Out of the blue this past week, networking between my Docker containers running in my GitLab CI/CD pipeline stopped working.
I bet you’re thinking that I pushed some new code and it broke, and I decided to take the low road and blame my tech stack?
Absolutely not.
After an issue years ago that bit me, I decided to start running my test suite on a schedule, every day before I boot up. By doing so, I can see if any weirdness has cropped up, independent of code changes.
I highly recommend this practice. It helps to identifies scenarios where perhaps you didn’t pin a dependency as hard as you should have. Also helps to identify data/time dependent tests in your suite that break on the first of the month, year, etc.
Sadly, I lost two evenings trying to figure out what actually broke.
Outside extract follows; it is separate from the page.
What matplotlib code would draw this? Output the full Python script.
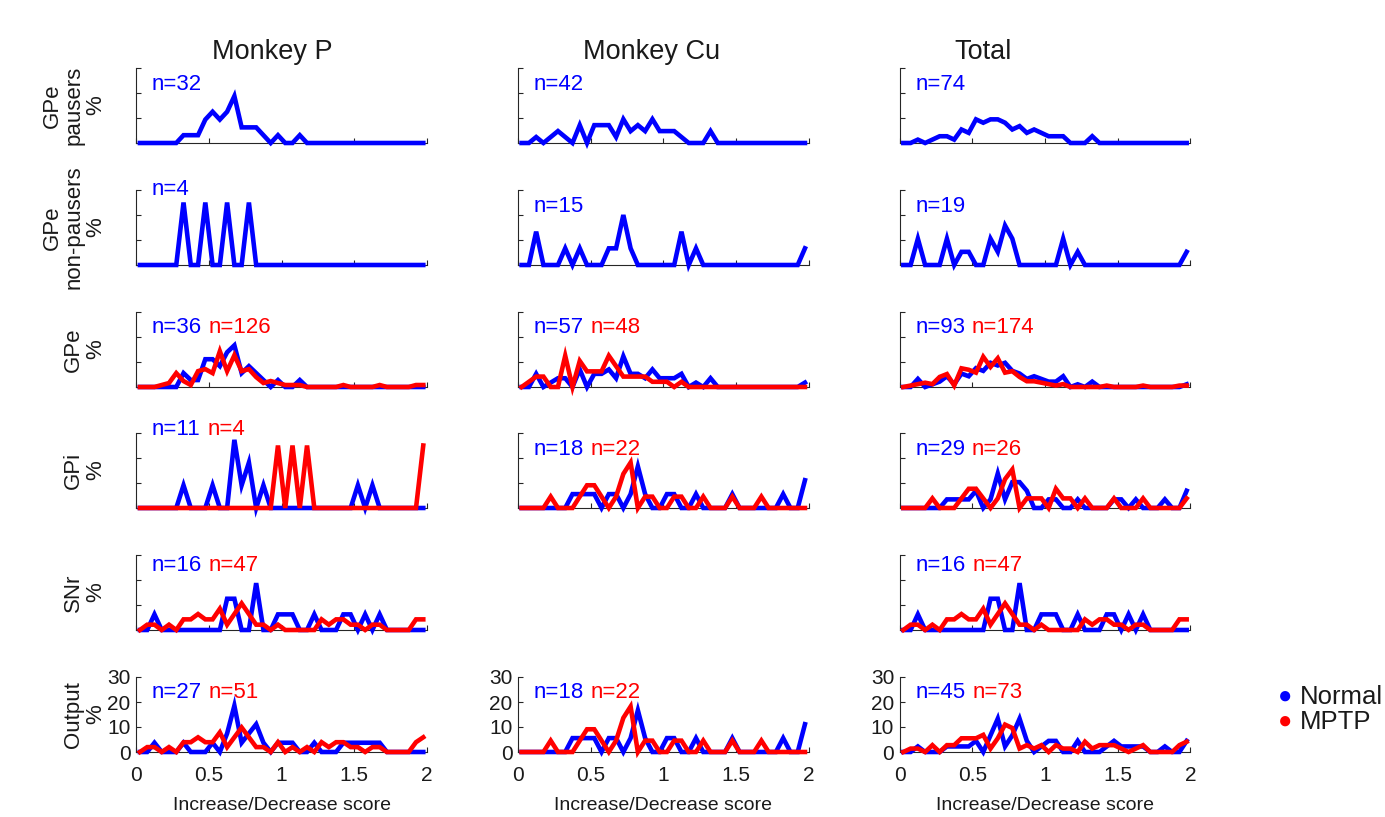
import numpy as np
import matplotlib.pyplot as plt

plt.rcParams['font.family'] = ['Liberation Sans', 'DejaVu Sans']

# 40 bins of width 0.05 on the increase/decrease score
score = np.linspace(0.025, 1.975, 40)

# cell counts per bin
pausers_P = [0, 0, 0, 0, 0, 0, 1, 1, 1, 3, 4, 3, 4, 6, 2, 2, 2, 1, 0, 1,
             0, 0, 1, 0, 0, 0, 0, 0, 0, 0, 0, 0, 0, 0, 0, 0, 0, 0, 0, 0]
nonpausers_P = [0, 0, 0, 0, 0, 0, 1, 0, 0, 1, 0, 0, 1, 0, 0, 1, 0, 0, 0, 0,
                0, 0, 0, 0, 0, 0, 0, 0, 0, 0, 0, 0, 0, 0, 0, 0, 0, 0, 0, 0]
pausers_Cu = [0, 0, 1, 0, 1, 2, 1, 0, 3, 0, 3, 3, 3, 1, 4, 2, 3, 2, 4, 2,
              2, 2, 1, 0, 0, 0, 2, 0, 0, 0, 0, 0, 0, 0, 0, 0, 0, 0, 0, 0]
nonpausers_Cu = [0, 0, 2, 0, 0, 0, 1, 0, 1, 0, 0, 0, 1, 1, 3, 1, 0, 0, 0, 0,
                 0, 0, 2, 0, 1, 0, 0, 0, 0, 0, 0, 0, 0, 0, 0, 0, 0, 0, 0, 1]
gpe_mptp_P = [0, 0, 0, 1, 2, 7, 3, 1, 8, 9, 7, 18, 8, 16, 8, 9, 5, 2, 3, 2,
              1, 1, 1, 0, 0, 0, 0, 0, 1, 0, 0, 0, 0, 1, 0, 0, 0, 0, 1, 1]
gpe_mptp_Cu = [0, 1, 2, 2, 0, 0, 6, 0, 5, 3, 3, 3, 6, 4, 2, 2, 2, 2, 1, 1,
               1, 0, 1, 0, 0, 0, 0, 0, 0, 0, 0, 0, 0, 0, 0, 0, 0, 0, 0, 0]
gpi_norm_P = [0, 0, 0, 0, 0, 0, 1, 0, 0, 0, 1, 0, 0, 3, 1, 2, 0, 1, 0, 0,
              0, 0, 0, 0, 0, 0, 0, 0, 0, 0, 1, 0, 1, 0, 0, 0, 0, 0, 0, 0]
gpi_mptp_P = [0, 0, 0, 0, 0, 0, 0, 0, 0, 0, 0, 0, 0, 0, 0, 0, 0, 0, 0, 1,
              0, 1, 0, 1, 0, 0, 0, 0, 0, 0, 0, 0, 0, 0, 0, 0, 0, 0, 0, 1]
gpi_norm_Cu = [0, 0, 0, 0, 0, 0, 0, 1, 1, 1, 1, 0, 1, 1, 0, 1, 3, 1, 0, 0,
               1, 1, 0, 0, 1, 0, 0, 0, 0, 1, 0, 0, 0, 0, 0, 0, 1, 0, 0, 2]
gpi_mptp_Cu = [0, 0, 0, 0, 1, 0, 0, 0, 1, 2, 2, 1, 0, 1, 3, 4, 0, 1, 1, 0,
               0, 1, 1, 0, 0, 1, 0, 0, 0, 1, 0, 0, 0, 1, 0, 0, 0, 0, 0, 0]
snr_norm_P = [0, 0, 1, 0, 0, 0, 0, 0, 0, 0, 0, 0, 2, 2, 0, 0, 3, 0, 0, 1,
              1, 1, 0, 0, 1, 0, 0, 0, 1, 1, 0, 1, 0, 1, 0, 0, 0, 0, 0, 0]
snr_mptp_P = [0, 1, 1, 0, 1, 0, 2, 2, 3, 2, 2, 4, 1, 3, 5, 3, 1, 1, 0, 1,
              0, 0, 0, 0, 0, 2, 1, 2, 2, 1, 1, 0, 1, 1, 0, 0, 0, 0, 2, 2]

# number of cells in each group
n_pausers = [32, 42, 74]
n_nonpausers = [4, 15, 19]
n_gpe = [(36, 126), (57, 48), (93, 174)]
n_gpi = [(11, 4), (18, 22), (29, 26)]
n_snr = [(16, 47), None, (16, 47)]
n_out = [(27, 51), (18, 22), (45, 73)]

col_titles = ['Monkey P', 'Monkey Cu', 'Total']
row_labels = ['GPe\npausers\n%', 'GPe\nnon-pausers\n%', 'GPe\n%', 'GPi\n%', 'SNr\n%', 'Output\n%']

a = lambda x: np.array(x, dtype=float)
zero = np.zeros(40)

pau = [a(pausers_P), a(pausers_Cu)]
non = [a(nonpausers_P), a(nonpausers_Cu)]
gpe_m = [a(gpe_mptp_P), a(gpe_mptp_Cu)]
gpi_n = [a(gpi_norm_P), a(gpi_norm_Cu)]
gpi_m = [a(gpi_mptp_P), a(gpi_mptp_Cu)]
snr_n = [a(snr_norm_P), zero]
snr_m = [a(snr_mptp_P), zero]
# third column pools both monkeys
for lst in (pau, non, gpe_m, gpi_n, gpi_m, snr_n, snr_m):
    lst.append(lst[0] + lst[1])

rows = []
rows.append([(pau[c], n_pausers[c], None, None) for c in range(3)])
rows.append([(non[c], n_nonpausers[c], None, None) for c in range(3)])
rows.append([(pau[c] + non[c], n_gpe[c][0], gpe_m[c], n_gpe[c][1]) for c in range(3)])
rows.append([(gpi_n[c], n_gpi[c][0], gpi_m[c], n_gpi[c][1]) for c in range(3)])
rows.append([(snr_n[c], n_snr[c][0], snr_m[c], n_snr[c][1]) if n_snr[c] else None
             for c in range(3)])
rows.append([(gpi_n[c] + snr_n[c], n_out[c][0], gpi_m[c] + snr_m[c], n_out[c][1])
             for c in range(3)])

# label heights (fraction of axis) where the text would sit on the data
label_y = [[0.71, 0.71, 0.71], [0.93, 0.71, 0.71], [0.72, 0.72, 0.72],
           [0.97, 0.71, 0.71], [0.79, 0.79, 0.79], [0.72, 0.72, 0.72]]

W, H = 1385, 817
fig = plt.figure(figsize=(W / 100, H / 100), dpi=100)

col_x = [136.3, 518, 899.7]
row_top = [68, 190, 312, 433, 555, 677]
ax_w, ax_h = 290.6, 75

blue = '#0000ff'
red = '#ff0000'
spine_c = '#262626'
txt_c = '#1a1a1a'

for r in range(6):
    for c in range(3):
        panel = rows[r][c]
        if panel is None:
            continue
        ax = fig.add_axes([col_x[c] / W, 1 - (row_top[r] + ax_h) / H, ax_w / W, ax_h / H])
        ax.set_xlim(0, 2)
        ax.set_ylim(0, 30)
        for s in ('top', 'right'):
            ax.spines[s].set_visible(False)
        for s in ('left', 'bottom'):
            ax.spines[s].set_color(spine_c)
            ax.spines[s].set_linewidth(0.8)
        ax.set_xticks([0, 0.5, 1, 1.5, 2])
        ax.set_yticks([0, 10, 20, 30])
        ax.tick_params(direction='in', length=3.5, width=0.8, color=spine_c,
                       labelsize=15, labelcolor=txt_c)
        ax.tick_params(axis='x', pad=10)
        ax.tick_params(axis='y', pad=4)
        if r < 5:
            ax.set_xticklabels([])
            ax.set_yticklabels([])
        else:
            ax.set_xticklabels(['0', '0.5', '1', '1.5', '2'])
            ax.set_xlabel('Increase/Decrease score', fontsize=14, labelpad=9, color=txt_c)
        ax.set_facecolor('none')

        cnt_n, n_n, cnt_m, n_m = panel
        ax.plot(score, cnt_n / n_n * 100, color=blue, lw=3.3, clip_on=False, zorder=3,
                solid_joinstyle='miter')
        t = ax.text(0.053, label_y[r][c], 'n=%d' % n_n, transform=ax.transAxes,
                    color=blue, fontsize=16, va='baseline', ha='left')
        if cnt_m is not None:
            ax.plot(score, cnt_m / n_m * 100, color=red, lw=3.3, clip_on=False, zorder=4,
                    solid_joinstyle='miter')
            ax.annotate('n=%d' % n_m, xy=(1, 0), xycoords=t, xytext=(5, 0),
                        textcoords='offset points', color=red, fontsize=16,
                        va='bottom', ha='left')

# column titles
for x, title in zip([272, 652, 983], col_titles):
    fig.text(x / W, 1 - 52 / H, title, fontsize=19.5, ha='center', va='center', color=txt_c)

# row labels
for r, lab in enumerate(row_labels):
    fig.text(106 / W, 1 - (row_top[r] + ax_h / 2) / H, lab, rotation=90, fontsize=16,
             ha='right', va='center', multialignment='center', linespacing=1.05,
             color=txt_c)

# legend
for y, lab, col in [(697, 'Normal', blue), (722, 'MPTP', red)]:
    fig.text(1285 / W, 1 - y / H, '\u25cf', color=col, fontsize=17, ha='center', va='center')
    fig.text(1300 / W, 1 - y / H, lab, color=txt_c, fontsize=18.5, ha='left', va='center')

fig.savefig('out.png', dpi=100)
From my observations, the issue seemed related to my Redis instances. They appeared to be going away at some point in the process.
GitLab Runner Services
My particular setup is a bit more involved than most folks, as I explicitly spin up two Redis instances. My production setup includes a stand-alone Redis instance for shared sessions, shared caching, and tracking global metrics.
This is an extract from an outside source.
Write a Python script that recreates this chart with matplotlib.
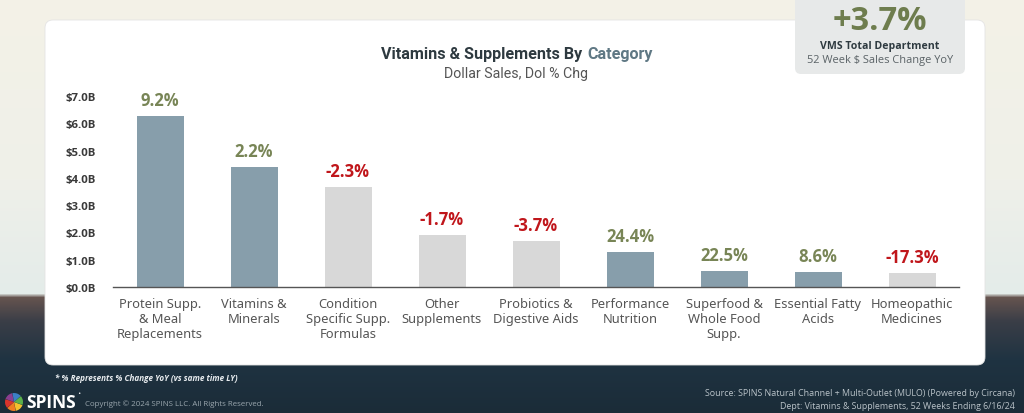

Each of my web servers also have Redis available locally. This is an additional layer of caching, for performance as well as providing resilience when the stand-alone instance isn’t available.
Running multiple instances of the same service in GitLab Runner comes with its own set of challenges, that I’ve overcome ages ago. Specifically, you need to make sure you alias one of the services:
test:
stage: test
services:
- mongo
- redis
- name: redis
alias: cache
.gitlab-ci.ymlTroubleshooting the issue
As mentioned, I lost a few hours over a couple of evenings trying to figure out what was up here.
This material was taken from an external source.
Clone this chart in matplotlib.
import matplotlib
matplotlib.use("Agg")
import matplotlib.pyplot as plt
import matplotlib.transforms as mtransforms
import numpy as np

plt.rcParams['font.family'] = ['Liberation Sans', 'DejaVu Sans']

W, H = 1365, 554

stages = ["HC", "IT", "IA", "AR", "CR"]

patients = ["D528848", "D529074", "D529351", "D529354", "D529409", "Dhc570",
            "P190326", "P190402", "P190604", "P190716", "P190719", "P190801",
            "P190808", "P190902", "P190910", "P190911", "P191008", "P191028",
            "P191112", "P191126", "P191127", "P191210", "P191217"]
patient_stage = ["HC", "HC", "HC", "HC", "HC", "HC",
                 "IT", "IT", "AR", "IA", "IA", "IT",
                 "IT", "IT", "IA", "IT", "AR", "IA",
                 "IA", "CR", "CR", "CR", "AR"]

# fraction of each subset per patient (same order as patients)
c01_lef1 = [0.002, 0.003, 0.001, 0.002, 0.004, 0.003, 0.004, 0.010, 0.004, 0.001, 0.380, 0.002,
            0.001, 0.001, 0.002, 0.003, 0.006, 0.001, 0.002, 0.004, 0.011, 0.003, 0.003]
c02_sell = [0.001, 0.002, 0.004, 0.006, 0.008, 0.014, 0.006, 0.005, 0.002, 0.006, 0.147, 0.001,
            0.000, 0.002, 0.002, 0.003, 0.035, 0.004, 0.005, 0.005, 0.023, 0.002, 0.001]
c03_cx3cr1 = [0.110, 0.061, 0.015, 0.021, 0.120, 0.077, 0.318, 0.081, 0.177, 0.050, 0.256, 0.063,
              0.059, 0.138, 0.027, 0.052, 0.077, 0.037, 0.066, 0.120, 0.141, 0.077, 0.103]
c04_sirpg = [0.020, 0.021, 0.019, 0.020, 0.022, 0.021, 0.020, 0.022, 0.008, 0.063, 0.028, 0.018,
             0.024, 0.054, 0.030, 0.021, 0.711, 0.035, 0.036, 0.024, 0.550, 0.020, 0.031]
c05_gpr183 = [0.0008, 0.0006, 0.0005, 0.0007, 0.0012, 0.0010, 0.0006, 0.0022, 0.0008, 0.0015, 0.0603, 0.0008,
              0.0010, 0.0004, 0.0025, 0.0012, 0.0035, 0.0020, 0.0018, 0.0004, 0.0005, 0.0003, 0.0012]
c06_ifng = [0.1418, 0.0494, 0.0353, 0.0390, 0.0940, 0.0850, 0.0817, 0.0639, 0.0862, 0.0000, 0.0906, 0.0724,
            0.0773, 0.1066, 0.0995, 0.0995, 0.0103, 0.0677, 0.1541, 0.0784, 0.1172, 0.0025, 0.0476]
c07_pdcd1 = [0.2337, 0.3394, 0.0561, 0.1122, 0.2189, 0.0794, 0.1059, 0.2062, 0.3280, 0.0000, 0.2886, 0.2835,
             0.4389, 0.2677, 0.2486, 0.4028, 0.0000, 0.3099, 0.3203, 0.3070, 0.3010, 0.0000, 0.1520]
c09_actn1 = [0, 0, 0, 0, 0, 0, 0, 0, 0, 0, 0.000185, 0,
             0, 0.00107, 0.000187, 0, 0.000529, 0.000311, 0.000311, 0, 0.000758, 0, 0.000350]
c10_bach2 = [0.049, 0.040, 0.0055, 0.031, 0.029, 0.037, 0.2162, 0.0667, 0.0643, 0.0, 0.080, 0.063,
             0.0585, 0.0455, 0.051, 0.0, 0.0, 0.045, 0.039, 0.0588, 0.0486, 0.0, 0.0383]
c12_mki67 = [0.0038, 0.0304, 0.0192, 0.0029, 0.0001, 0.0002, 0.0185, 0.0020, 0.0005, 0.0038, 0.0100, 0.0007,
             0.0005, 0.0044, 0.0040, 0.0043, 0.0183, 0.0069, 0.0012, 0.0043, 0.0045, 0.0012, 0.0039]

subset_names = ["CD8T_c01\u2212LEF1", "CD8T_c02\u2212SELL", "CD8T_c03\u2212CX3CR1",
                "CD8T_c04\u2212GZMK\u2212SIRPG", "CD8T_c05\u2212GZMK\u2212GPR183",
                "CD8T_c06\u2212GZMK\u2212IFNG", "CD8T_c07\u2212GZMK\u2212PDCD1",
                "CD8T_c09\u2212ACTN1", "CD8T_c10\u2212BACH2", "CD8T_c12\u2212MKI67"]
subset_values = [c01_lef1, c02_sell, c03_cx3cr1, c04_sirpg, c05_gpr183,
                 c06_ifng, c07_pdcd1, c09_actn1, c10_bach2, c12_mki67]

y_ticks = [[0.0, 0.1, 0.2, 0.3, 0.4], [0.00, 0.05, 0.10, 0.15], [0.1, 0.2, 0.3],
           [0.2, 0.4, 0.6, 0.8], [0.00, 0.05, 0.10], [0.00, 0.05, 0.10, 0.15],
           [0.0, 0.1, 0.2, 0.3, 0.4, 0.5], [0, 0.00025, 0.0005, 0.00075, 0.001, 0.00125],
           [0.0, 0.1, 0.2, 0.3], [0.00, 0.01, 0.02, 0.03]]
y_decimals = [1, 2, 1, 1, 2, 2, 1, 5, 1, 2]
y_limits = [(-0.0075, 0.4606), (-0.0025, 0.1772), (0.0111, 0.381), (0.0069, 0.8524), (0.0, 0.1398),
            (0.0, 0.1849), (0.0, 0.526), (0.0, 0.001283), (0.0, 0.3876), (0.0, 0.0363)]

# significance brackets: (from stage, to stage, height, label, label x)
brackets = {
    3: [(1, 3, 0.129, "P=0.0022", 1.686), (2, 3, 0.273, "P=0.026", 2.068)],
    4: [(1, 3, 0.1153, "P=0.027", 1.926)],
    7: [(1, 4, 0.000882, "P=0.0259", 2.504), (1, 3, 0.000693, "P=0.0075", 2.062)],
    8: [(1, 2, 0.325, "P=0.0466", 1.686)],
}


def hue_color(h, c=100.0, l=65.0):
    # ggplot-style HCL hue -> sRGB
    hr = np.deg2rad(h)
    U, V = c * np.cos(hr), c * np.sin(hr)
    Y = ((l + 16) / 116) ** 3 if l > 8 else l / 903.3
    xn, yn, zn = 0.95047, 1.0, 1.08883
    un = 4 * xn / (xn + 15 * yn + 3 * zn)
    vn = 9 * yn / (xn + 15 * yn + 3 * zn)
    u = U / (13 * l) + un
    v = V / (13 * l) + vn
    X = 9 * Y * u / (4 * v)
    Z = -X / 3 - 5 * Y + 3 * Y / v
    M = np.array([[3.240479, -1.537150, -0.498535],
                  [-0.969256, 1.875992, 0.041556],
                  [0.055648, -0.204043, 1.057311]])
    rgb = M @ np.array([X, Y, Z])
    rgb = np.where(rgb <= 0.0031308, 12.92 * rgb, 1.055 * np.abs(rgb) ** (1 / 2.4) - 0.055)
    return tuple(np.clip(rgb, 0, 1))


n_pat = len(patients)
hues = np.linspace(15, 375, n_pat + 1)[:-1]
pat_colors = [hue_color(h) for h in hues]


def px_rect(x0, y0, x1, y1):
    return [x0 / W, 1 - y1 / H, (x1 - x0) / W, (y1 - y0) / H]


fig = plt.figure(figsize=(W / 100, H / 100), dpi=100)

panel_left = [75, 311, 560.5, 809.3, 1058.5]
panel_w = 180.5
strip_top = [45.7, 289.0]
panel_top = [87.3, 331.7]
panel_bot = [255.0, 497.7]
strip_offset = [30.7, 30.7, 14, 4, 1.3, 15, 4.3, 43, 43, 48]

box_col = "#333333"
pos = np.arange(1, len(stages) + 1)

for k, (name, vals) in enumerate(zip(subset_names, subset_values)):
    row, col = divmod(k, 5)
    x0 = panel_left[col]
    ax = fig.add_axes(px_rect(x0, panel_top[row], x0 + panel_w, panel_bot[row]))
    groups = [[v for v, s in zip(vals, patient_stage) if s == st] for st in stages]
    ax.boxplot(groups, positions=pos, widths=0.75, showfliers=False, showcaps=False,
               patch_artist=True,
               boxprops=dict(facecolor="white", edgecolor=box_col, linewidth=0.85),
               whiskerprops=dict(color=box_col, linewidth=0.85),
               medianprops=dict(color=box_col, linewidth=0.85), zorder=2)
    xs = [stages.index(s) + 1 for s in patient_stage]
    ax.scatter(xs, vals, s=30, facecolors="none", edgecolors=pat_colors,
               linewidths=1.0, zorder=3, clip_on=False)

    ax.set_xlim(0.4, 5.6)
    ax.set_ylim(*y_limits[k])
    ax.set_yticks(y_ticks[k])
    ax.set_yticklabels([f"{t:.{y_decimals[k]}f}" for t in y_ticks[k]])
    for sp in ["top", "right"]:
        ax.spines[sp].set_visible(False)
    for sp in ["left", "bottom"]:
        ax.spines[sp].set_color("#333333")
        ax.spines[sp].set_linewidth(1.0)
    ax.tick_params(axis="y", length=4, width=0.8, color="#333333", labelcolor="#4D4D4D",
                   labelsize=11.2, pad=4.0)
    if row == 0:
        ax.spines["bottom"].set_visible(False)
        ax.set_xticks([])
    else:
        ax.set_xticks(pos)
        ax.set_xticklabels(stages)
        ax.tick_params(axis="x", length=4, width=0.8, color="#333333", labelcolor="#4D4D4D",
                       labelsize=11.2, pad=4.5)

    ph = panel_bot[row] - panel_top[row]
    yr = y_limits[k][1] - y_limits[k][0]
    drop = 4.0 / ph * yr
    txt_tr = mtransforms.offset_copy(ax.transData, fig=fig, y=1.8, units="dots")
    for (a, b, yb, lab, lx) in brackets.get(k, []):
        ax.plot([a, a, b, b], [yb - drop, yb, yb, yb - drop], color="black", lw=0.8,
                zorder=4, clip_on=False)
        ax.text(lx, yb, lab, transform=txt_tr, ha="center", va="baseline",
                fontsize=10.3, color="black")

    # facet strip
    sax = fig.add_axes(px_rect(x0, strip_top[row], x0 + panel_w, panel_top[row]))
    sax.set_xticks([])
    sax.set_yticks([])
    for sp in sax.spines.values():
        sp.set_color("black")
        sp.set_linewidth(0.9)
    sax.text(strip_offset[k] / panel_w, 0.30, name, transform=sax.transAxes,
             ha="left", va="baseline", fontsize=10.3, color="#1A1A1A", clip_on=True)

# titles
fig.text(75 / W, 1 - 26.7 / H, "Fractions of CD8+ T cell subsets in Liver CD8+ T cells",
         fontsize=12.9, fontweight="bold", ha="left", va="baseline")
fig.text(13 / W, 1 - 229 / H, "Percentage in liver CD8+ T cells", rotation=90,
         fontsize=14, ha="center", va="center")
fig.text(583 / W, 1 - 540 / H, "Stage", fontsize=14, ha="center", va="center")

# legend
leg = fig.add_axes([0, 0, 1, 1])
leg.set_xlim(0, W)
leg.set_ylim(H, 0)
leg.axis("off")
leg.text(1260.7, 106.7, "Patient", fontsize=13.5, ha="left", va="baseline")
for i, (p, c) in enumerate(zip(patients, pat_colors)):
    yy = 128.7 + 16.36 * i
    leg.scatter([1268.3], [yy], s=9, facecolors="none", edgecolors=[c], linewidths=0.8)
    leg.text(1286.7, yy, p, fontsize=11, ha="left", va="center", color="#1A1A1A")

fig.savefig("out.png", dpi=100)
First I tried going down to a single Redis instance in the tests. I added debugging logic in my codebase as well as in my .gitlab-ci.yml
file. I tried a bunch of other shots in the dark, to no avail.
To make matters worse, I knew that GitLab released something around the same time this problem started. Unfortunately, I couldn’t seem to articulate the problem well enough to yield much in terms of content out there when searching.
Usually I’d reach for ChatGPT, but I felt this issue was new enough that the ol’ Robot wouldn’t be much help.
Who moved my cheese?
One of the cardinal sins of building projects, is changing things out from under your users. After even more research, I finally started to gain some traction, seeing many folks having issues crop up out of no where this week.
Bless up, it ain’t just me! 🙌
Seems a change was in fact made on GitLab’s end, that changed the default networking behavior. No network, no way to connect to your services.
I’m actually shocked this wasn’t a full meltdown scenario on X/Reddit/etc. Probably a testament to reach GitLab has compared to GitHub.
The fix ended up being incredible easy, you simply need to add a new variable, FF_NETWORK_PER_BUILD
which will, shocker, enable networking again:
variables:
GIT_STRATEGY: clone
FF_NETWORK_PER_BUILD: "true"
.gitlab-ci.ymlThe time spent on this is time I can’t get back, so I’ll probably be exploring my options as I only have but one project over on GitLab at this point.